Review the lines that follow and copy each one that contains the word "matplotlib".

--- Start Information provided ---

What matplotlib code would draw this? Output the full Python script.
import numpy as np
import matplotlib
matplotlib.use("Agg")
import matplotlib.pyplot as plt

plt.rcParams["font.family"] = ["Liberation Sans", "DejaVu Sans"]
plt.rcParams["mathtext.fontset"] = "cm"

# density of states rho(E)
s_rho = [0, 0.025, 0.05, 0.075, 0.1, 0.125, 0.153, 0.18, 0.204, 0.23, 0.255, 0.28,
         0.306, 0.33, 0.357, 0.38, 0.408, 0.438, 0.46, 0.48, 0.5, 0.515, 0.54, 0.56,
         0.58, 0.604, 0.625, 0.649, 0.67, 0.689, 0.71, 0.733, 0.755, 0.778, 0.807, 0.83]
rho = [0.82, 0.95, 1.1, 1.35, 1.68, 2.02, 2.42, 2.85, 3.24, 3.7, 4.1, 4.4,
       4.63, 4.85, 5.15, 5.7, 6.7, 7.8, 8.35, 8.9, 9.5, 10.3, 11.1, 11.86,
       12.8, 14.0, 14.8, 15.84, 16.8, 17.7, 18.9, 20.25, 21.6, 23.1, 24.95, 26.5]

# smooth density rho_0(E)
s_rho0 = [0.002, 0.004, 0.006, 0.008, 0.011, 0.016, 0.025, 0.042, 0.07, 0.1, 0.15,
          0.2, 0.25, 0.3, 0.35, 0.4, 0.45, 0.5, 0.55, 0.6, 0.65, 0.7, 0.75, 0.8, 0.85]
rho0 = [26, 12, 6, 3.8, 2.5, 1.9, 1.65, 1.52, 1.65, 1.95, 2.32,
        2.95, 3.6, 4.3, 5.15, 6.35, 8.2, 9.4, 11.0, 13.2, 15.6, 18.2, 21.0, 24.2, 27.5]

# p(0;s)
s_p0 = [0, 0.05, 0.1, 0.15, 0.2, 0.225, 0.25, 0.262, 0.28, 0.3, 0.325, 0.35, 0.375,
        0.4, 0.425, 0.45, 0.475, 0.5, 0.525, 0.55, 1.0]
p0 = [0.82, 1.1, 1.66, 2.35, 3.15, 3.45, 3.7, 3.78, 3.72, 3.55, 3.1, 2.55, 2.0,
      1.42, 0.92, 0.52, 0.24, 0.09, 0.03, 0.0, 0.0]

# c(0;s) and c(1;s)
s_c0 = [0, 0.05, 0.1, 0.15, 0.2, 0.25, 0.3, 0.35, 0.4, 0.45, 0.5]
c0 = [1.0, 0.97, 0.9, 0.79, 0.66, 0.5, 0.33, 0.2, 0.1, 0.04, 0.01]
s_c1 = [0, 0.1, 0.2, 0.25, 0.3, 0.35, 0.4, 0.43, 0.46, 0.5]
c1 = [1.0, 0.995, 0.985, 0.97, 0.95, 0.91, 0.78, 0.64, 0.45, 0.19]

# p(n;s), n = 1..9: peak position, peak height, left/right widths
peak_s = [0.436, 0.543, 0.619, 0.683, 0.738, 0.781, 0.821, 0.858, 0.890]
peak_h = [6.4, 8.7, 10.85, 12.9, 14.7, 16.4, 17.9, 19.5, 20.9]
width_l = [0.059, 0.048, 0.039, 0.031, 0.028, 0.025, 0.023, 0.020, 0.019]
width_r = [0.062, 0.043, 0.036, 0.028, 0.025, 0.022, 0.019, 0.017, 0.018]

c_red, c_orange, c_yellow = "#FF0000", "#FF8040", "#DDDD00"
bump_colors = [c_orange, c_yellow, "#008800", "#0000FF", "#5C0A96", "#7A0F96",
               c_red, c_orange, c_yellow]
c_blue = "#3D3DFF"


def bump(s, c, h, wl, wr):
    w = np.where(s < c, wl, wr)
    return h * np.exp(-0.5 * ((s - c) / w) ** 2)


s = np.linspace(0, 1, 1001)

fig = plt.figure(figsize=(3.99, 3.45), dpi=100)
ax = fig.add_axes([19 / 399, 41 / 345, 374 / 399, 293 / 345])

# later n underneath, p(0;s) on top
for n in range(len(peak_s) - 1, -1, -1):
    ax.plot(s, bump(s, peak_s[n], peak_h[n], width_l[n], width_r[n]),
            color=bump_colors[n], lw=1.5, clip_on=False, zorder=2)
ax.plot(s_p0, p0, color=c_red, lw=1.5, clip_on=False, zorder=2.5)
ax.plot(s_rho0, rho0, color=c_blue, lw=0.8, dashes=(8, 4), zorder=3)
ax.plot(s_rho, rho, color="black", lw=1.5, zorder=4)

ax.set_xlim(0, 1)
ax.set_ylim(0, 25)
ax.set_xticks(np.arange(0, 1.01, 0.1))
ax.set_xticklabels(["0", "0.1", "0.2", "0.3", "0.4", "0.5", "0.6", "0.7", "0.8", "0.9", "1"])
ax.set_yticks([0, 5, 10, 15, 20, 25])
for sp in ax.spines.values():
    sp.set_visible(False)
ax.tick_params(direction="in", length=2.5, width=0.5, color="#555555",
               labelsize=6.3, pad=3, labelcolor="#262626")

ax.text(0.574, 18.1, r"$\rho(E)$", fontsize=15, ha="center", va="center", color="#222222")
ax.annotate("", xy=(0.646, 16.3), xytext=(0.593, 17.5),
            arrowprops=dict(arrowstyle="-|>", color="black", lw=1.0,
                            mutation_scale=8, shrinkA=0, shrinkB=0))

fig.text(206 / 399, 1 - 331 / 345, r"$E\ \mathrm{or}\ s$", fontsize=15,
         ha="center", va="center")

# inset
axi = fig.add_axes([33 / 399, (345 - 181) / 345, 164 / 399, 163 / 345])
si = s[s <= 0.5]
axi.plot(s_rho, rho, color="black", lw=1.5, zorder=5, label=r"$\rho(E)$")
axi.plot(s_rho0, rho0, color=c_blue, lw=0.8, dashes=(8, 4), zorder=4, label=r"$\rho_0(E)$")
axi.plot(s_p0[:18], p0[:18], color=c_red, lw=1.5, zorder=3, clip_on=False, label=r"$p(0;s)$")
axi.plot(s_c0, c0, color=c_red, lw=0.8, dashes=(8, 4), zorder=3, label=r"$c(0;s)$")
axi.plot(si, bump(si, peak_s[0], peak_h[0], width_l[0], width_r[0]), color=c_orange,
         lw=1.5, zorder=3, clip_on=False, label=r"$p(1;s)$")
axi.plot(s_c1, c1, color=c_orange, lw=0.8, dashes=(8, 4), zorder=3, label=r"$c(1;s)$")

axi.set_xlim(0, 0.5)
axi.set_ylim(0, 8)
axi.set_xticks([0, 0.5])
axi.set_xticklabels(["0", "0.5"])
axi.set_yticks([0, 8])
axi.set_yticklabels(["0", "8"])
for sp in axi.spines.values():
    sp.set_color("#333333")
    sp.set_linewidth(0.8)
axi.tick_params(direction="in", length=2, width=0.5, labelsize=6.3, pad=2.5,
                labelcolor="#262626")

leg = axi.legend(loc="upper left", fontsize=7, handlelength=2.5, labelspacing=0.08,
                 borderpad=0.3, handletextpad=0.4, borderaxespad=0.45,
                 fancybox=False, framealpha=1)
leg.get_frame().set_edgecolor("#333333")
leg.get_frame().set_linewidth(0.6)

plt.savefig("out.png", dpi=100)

--- End Information provided ---

• **Answer for the task**
What matplotlib code would draw this? Output the full Python script.
import matplotlib
matplotlib.use("Agg")
import matplotlib.pyplot as plt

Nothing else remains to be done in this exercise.